■ **Description of the task**
Return all of the data exactly, with nothing left out but the pictures.

■ **Recorded information**
= = = =
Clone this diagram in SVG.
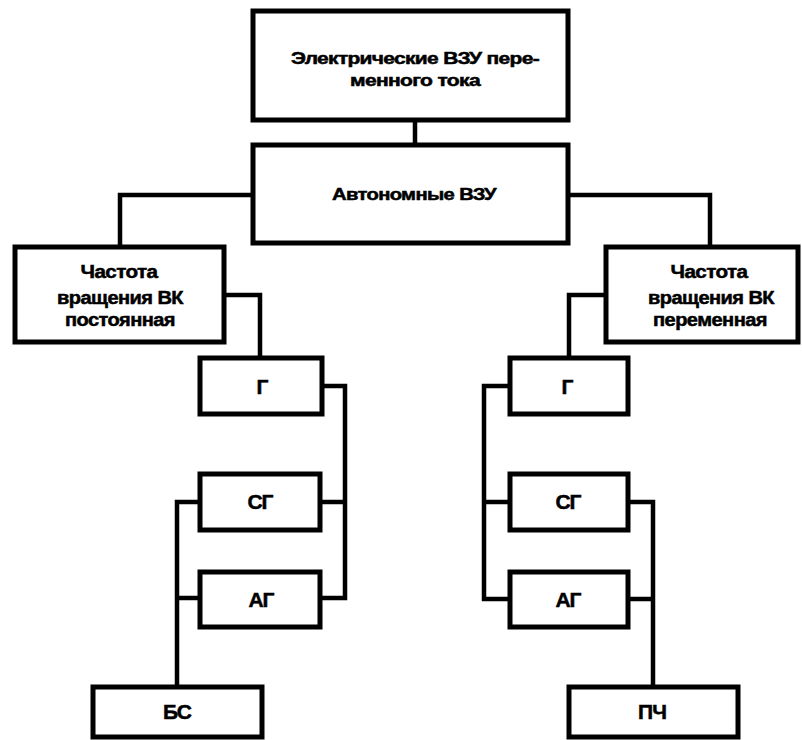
<svg xmlns="http://www.w3.org/2000/svg" width="802" height="740" viewBox="0 0 802 740">
<style>
.box{fill:#fff;stroke:#000;stroke-width:5}
.ln{fill:none;stroke:#000;stroke-width:4.5;stroke-linejoin:miter}
text{font-family:"Liberation Sans",Arial,sans-serif;font-weight:bold;font-size:18px;text-anchor:middle;fill:#000;stroke:#000;stroke-width:0.5;letter-spacing:-0.5px}
.big{font-size:16px}
.lbl{font-size:21px;letter-spacing:-1px}
</style>
<rect width="802" height="740" fill="#fff"/>
<g id="connectors">
<path class="ln" d="M415 120V145"/>
<path class="ln" d="M253 195H120V247"/>
<path class="ln" d="M568 195H710V247"/>
<path class="ln" d="M224 295H260V357"/>
<path class="ln" d="M606 295H569V357"/>
<path class="ln" d="M322 386H345V598H320"/>
<path class="ln" d="M345 502H320"/>
<path class="ln" d="M200 502H177V687"/>
<path class="ln" d="M200 598H177"/>
<path class="ln" d="M510 386H484V599H510"/>
<path class="ln" d="M484 502H510"/>
<path class="ln" d="M628 502H653V687"/>
<path class="ln" d="M628 599H653"/>
</g>
<g id="n-top"><rect class="box" x="253" y="11" width="315" height="109"/>
<text class="big" x="415" y="64" textLength="248" lengthAdjust="spacingAndGlyphs">Электрические ВЗУ пере-</text>
<text class="big" x="415" y="86" textLength="130" lengthAdjust="spacingAndGlyphs">менного тока</text></g>
<g id="n-auto"><rect class="box" x="253" y="145" width="315" height="98"/>
<text class="big" x="414" y="200" textLength="164" lengthAdjust="spacingAndGlyphs">Автономные ВЗУ</text></g>
<g id="n-const"><rect class="box" x="15" y="247" width="209" height="95"/>
<text x="119" y="278" textLength="77" lengthAdjust="spacingAndGlyphs">Частота</text>
<text x="120" y="304" textLength="126" lengthAdjust="spacingAndGlyphs">вращения ВК</text>
<text x="120" y="326" textLength="110" lengthAdjust="spacingAndGlyphs">постоянная</text></g>
<g id="n-var"><rect class="box" x="606" y="247" width="192" height="95"/>
<text x="709" y="278" textLength="77" lengthAdjust="spacingAndGlyphs">Частота</text>
<text x="711" y="304" textLength="126" lengthAdjust="spacingAndGlyphs">вращения ВК</text>
<text x="710" y="326" textLength="114" lengthAdjust="spacingAndGlyphs">переменная</text></g>
<g id="n-g1"><rect class="box" x="200" y="358" width="122" height="56"/>
<text class="lbl" x="262" y="394">Г</text></g>
<g id="n-sg1"><rect class="box" x="200" y="474" width="120" height="56"/>
<text class="lbl" x="260" y="509">СГ</text></g>
<g id="n-ag1"><rect class="box" x="200" y="572" width="120" height="55"/>
<text class="lbl" x="261" y="607">АГ</text></g>
<g id="n-bs"><rect class="box" x="93" y="687" width="169" height="50"/>
<text class="lbl" x="177" y="719">БС</text></g>
<g id="n-g2"><rect class="box" x="510" y="358" width="118" height="56"/>
<text class="lbl" x="567" y="394">Г</text></g>
<g id="n-sg2"><rect class="box" x="510" y="474" width="118" height="56"/>
<text class="lbl" x="568" y="509">СГ</text></g>
<g id="n-ag2"><rect class="box" x="510" y="572" width="118" height="55"/>
<text class="lbl" x="568" y="607">АГ</text></g>
<g id="n-pch"><rect class="box" x="569" y="687" width="169" height="50"/>
<text class="lbl" x="652" y="719">ПЧ</text></g>
</svg>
= = = =
■ **Worked answer**
Clone this diagram in SVG.
<svg xmlns="http://www.w3.org/2000/svg" width="802" height="740" viewBox="0 0 802 740">
<style>
.box{fill:#fff;stroke:#000;stroke-width:5}
.ln{fill:none;stroke:#000;stroke-width:4.5;stroke-linejoin:miter}
text{font-family:"Liberation Sans",Arial,sans-serif;font-weight:bold;font-size:18px;text-anchor:middle;fill:#000;stroke:#000;stroke-width:0.5;letter-spacing:-0.5px}
.big{font-size:16px}
.lbl{font-size:21px;letter-spacing:-1px}
</style>
<rect width="802" height="740" fill="#fff"/>
<g id="connectors">
<path class="ln" d="M415 120V145"/>
<path class="ln" d="M253 195H120V247"/>
<path class="ln" d="M568 195H710V247"/>
<path class="ln" d="M224 295H260V357"/>
<path class="ln" d="M606 295H569V357"/>
<path class="ln" d="M322 386H345V598H320"/>
<path class="ln" d="M345 502H320"/>
<path class="ln" d="M200 502H177V687"/>
<path class="ln" d="M200 598H177"/>
<path class="ln" d="M510 386H484V599H510"/>
<path class="ln" d="M484 502H510"/>
<path class="ln" d="M628 502H653V687"/>
<path class="ln" d="M628 599H653"/>
</g>
<g id="n-top"><rect class="box" x="253" y="11" width="315" height="109"/>
<text class="big" x="415" y="64" textLength="248" lengthAdjust="spacingAndGlyphs">Электрические ВЗУ пере-</text>
<text class="big" x="415" y="86" textLength="130" lengthAdjust="spacingAndGlyphs">менного тока</text></g>
<g id="n-auto"><rect class="box" x="253" y="145" width="315" height="98"/>
<text class="big" x="414" y="200" textLength="164" lengthAdjust="spacingAndGlyphs">Автономные ВЗУ</text></g>
<g id="n-const"><rect class="box" x="15" y="247" width="209" height="95"/>
<text x="119" y="278" textLength="77" lengthAdjust="spacingAndGlyphs">Частота</text>
<text x="120" y="304" textLength="126" lengthAdjust="spacingAndGlyphs">вращения ВК</text>
<text x="120" y="326" textLength="110" lengthAdjust="spacingAndGlyphs">постоянная</text></g>
<g id="n-var"><rect class="box" x="606" y="247" width="192" height="95"/>
<text x="709" y="278" textLength="77" lengthAdjust="spacingAndGlyphs">Частота</text>
<text x="711" y="304" textLength="126" lengthAdjust="spacingAndGlyphs">вращения ВК</text>
<text x="710" y="326" textLength="114" lengthAdjust="spacingAndGlyphs">переменная</text></g>
<g id="n-g1"><rect class="box" x="200" y="358" width="122" height="56"/>
<text class="lbl" x="262" y="394">Г</text></g>
<g id="n-sg1"><rect class="box" x="200" y="474" width="120" height="56"/>
<text class="lbl" x="260" y="509">СГ</text></g>
<g id="n-ag1"><rect class="box" x="200" y="572" width="120" height="55"/>
<text class="lbl" x="261" y="607">АГ</text></g>
<g id="n-bs"><rect class="box" x="93" y="687" width="169" height="50"/>
<text class="lbl" x="177" y="719">БС</text></g>
<g id="n-g2"><rect class="box" x="510" y="358" width="118" height="56"/>
<text class="lbl" x="567" y="394">Г</text></g>
<g id="n-sg2"><rect class="box" x="510" y="474" width="118" height="56"/>
<text class="lbl" x="568" y="509">СГ</text></g>
<g id="n-ag2"><rect class="box" x="510" y="572" width="118" height="55"/>
<text class="lbl" x="568" y="607">АГ</text></g>
<g id="n-pch"><rect class="box" x="569" y="687" width="169" height="50"/>
<text class="lbl" x="652" y="719">ПЧ</text></g>
</svg>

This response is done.